Christmas food shouldn’t be an endurance test
Instead of stodgy plum pudding, why not indulge in the foods you actually love at Christmas? Our columnist explains what to eat during the festive season.
I don’t get Christmas. I mean, I get the bit about the little baby Jesus and Bethlehem, Morecambe & Wise and the ancient British tradition of gathering to watch the Strictly Christmas special, but what I don’t get is the food.
It all started with the Three Wise Men whose gold, frankincense and myrrh immediately characterised the season as one of OTT bling and heavily perfumed aromas. Interestingly, in 2007, on BBC2’s Heston Blumenthal’s Perfect Christmas Dinner, Berkshire’s tastiest boffin made a frankincense tea that guests stirred with a myrrh-wood spoon (frankincense is sometimes used as a food flavouring). Served Hezza’s half-hot, half-cold mulled wine, Terry Wogan twinkled: ‘I don’t think I’ve ever drunk anything so ridiculous.’

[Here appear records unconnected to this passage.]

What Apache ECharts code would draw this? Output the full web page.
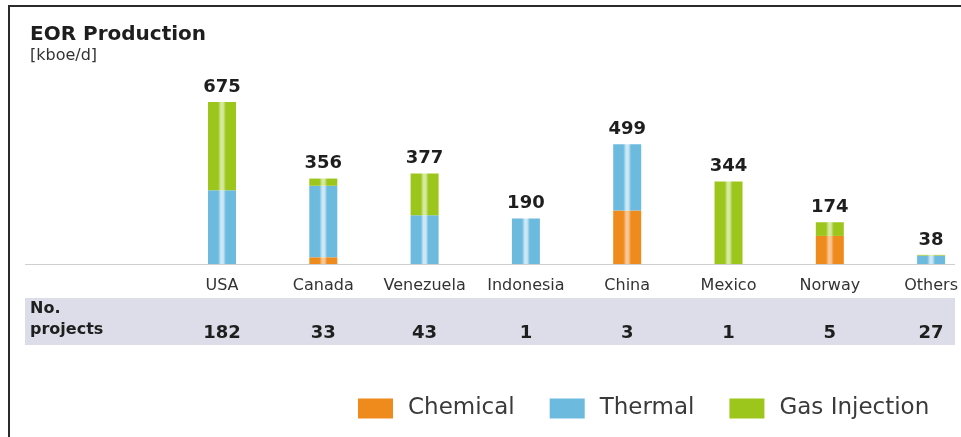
<!DOCTYPE html>
<html>
<head>
<meta charset="utf-8">
<script src="https://cdn.jsdelivr.net/npm/echarts@6/dist/echarts.min.js"></script>
<style>
html, body { margin: 0; padding: 0; background: #fff; }
#eor-chart { width: 961px; height: 437px; }
</style>
</head>
<body>
<div id="eor-chart"></div>
<script>
// values (kboe/d)
const countries = ['USA', 'Canada', 'Venezuela', 'Indonesia', 'China', 'Mexico', 'Norway', 'Others'];
const chemical = [0, 28, 0, 0, 223, 0, 117, 0];
const thermal = [307, 298, 203, 190, 276, 0, 0, 35];
const gasInjection = [368, 30, 174, 0, 0, 344, 57, 3];
const totals = [675, 356, 377, 190, 499, 344, 174, 38];
const projects = [182, 33, 43, 1, 3, 1, 5, 27];

const chartDom = document.getElementById('eor-chart');
const myChart = echarts.init(chartDom);

// bars have a light stripe down the middle
const stripe = (base, light) => new echarts.graphic.LinearGradient(0, 0, 1, 0, [
  { offset: 0, color: base },
  { offset: 0.36, color: base },
  { offset: 0.46, color: light },
  { offset: 0.54, color: light },
  { offset: 0.64, color: base },
  { offset: 1, color: base }
]);

const colors = {
  Chemical: ['#ef8a1d', '#f8c796'],
  Thermal: ['#6cbbdf', '#cde8f4'],
  'Gas Injection': ['#9dc61d', '#d5e9a1']
};

const stackSeries = (name, data) => ({
  name,
  type: 'bar',
  stack: 'eor',
  barWidth: 28,
  barGap: '-100%',
  itemStyle: { color: stripe(colors[name][0], colors[name][1]) },
  emphasis: { disabled: true },
  data
});

let option = {
  animation: false,
  title: {
    text: 'EOR Production',
    subtext: '[kboe/d]',
    left: 25,
    top: 20,
    itemGap: 3,
    textStyle: { fontFamily: 'DejaVu Sans', fontSize: 20, fontWeight: 'bold', color: '#1e1e1e' },
    subtextStyle: { fontFamily: 'DejaVu Sans', fontSize: 16, color: '#333' }
  },
  legend: {
    left: 353,
    top: 392,
    itemWidth: 35,
    itemHeight: 20,
    itemGap: 35,
    icon: 'rect',
    textStyle: {
      fontFamily: 'DejaVu Sans',
      fontSize: 23,
      color: '#3a3a3a',
      padding: [0, 0, 0, 10]
    },
    data: ['Chemical', 'Thermal', 'Gas Injection'].map(n => ({
      name: n,
      itemStyle: { color: colors[n][0] }
    }))
  },
  grid: {
    left: 222,
    right: 28,
    top: 96,
    bottom: 173
  },
  xAxis: [
    {
      type: 'category',
      data: countries,
      boundaryGap: false,
      axisLine: { show: false },
      axisTick: { show: false },
      axisLabel: {
        interval: 0,
        margin: 14,
        fontFamily: 'DejaVu Sans',
        fontSize: 16,
        color: '#333'
      }
    },
    {
      type: 'category',
      data: countries,
      position: 'bottom',
      offset: 46,
      boundaryGap: false,
      axisLine: { show: false },
      axisTick: { show: false },
      axisLabel: {
        interval: 0,
        margin: 14,
        fontFamily: 'DejaVu Sans',
        fontSize: 18,
        fontWeight: 'bold',
        color: '#1e1e1e',
        formatter: (v, i) => String(projects[i])
      }
    }
  ],
  yAxis: {
    type: 'value',
    min: 0,
    max: 700,
    show: false
  },
  graphic: [
    // frame lines (top + left)
    { type: 'rect', shape: { x: 8, y: 5, width: 953, height: 2 }, style: { fill: '#2b2b2b' } },
    { type: 'rect', shape: { x: 8, y: 5, width: 2, height: 432 }, style: { fill: '#2b2b2b' } },
    // baseline
    { type: 'rect', z: -5, shape: { x: 25, y: 264, width: 930, height: 1 }, style: { fill: '#cfcfcf' } },
    // projects band
    { type: 'rect', z: -5, shape: { x: 25, y: 298, width: 930, height: 47 }, style: { fill: '#dcdde8' } },
    {
      type: 'text', left: 30, top: 301,
      style: { text: 'No.', font: 'bold 16px "DejaVu Sans"', fill: '#1e1e1e' }
    },
    {
      type: 'text', left: 30, top: 322,
      style: { text: 'projects', font: 'bold 16px "DejaVu Sans"', fill: '#1e1e1e' }
    }
  ],
  series: [
    stackSeries('Chemical', chemical),
    stackSeries('Thermal', thermal),
    stackSeries('Gas Injection', gasInjection),
    {
      name: 'Total',
      type: 'bar',
      barWidth: 28,
      barGap: '-100%',
      silent: true,
      z: 1,
      itemStyle: { color: 'rgba(0,0,0,0)' },
      label: {
        show: true,
        position: 'top',
        distance: 6,
        fontFamily: 'DejaVu Sans',
        fontSize: 18,
        fontWeight: 'bold',
        color: '#1e1e1e'
      },
      data: totals
    }
  ]
};

option && myChart.setOption(option);
</script>
</body>
</html>
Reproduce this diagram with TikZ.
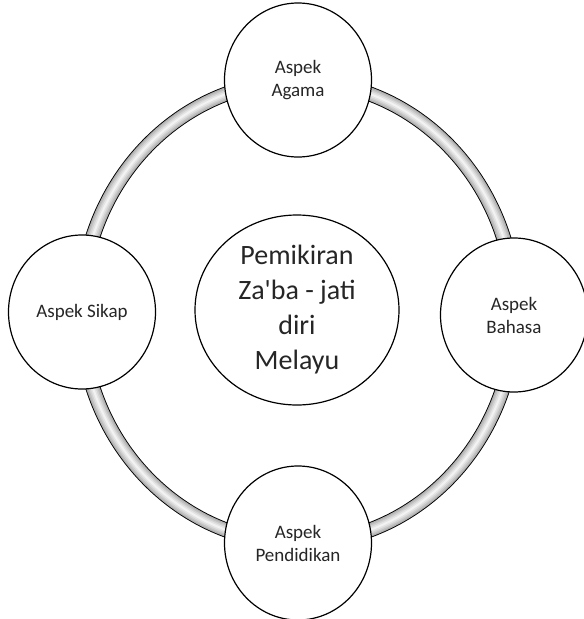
\documentclass[tikz,border=0pt]{standalone}
\usepackage{fontspec}
\setmainfont{Carlito}[Ligatures=TeXOff]
\usetikzlibrary{shapes.geometric}
\begin{document}
\begin{tikzpicture}[x=1pt,y=-1pt,
    aspek/.style={draw,line width=1.2pt,fill=white,ellipse,inner sep=0pt,
      minimum width=147pt,minimum height=154pt,align=center,text=black!85,
      font=\fontsize{19}{23}\selectfont},
    pusat/.style={aspek,minimum width=204pt,minimum height=190pt,
      font=\fontsize{28}{35}\selectfont}]
    \useasboundingbox (0,0) rectangle (584,619);
    \foreach \w/\c in {15/black,13.2/gray!65,11/gray!50,8/gray!35,5/gray!22,2/gray!10}
      \draw[line width=\w pt,\c] (298,312) ellipse [x radius=217pt,y radius=231pt];
    \node[pusat] (pemikiran) at (297,310) {Pemikiran\\Za'ba - jati\\diri\\Melayu};
    \node[aspek] (agama) at (298,80) {Aspek\\Agama};
    \node[aspek] (sikap) at (82,312) {Aspek Sikap};
    \node[aspek] (bahasa) at (514,315) {Aspek\\Bahasa};
    \node[aspek] (pendidikan) at (298,543) {Aspek\\Pendidikan};
  \end{tikzpicture}
\end{document}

That statement is applicable to most Christmas dining. The modern Christmas is a Victorian creation and, in many ways, we still eat like Dickens’ characters, consuming a gut-busting slog of stodgy, spicy, sickly foods: cannonball puds, spiced hams, pork pies, eggnog, bread sauce. Our palate is increasingly given to zingy Asian or new Nordic flavours yet, every December, we start sharing plum pudding recipes. Why?
I am baffled that so many of us feel Christmas food should have a thematically Christmassy flavour, one that leaves us suffering novelty date and port versions of foods that ordinarily we would not touch. Why not simply indulge in the foods you love all year over Christmas? This is meant to be a holiday, not an endurance test.
In recent years, this seasonally affective eating disorder has become a mania, as, in a feverish bid to lure shoppers, brands avidly rework products with a festive spin. As if we can only appreciate food in the weeks prior to the 25th if Santa has given it the full ho-ho-ho overhaul.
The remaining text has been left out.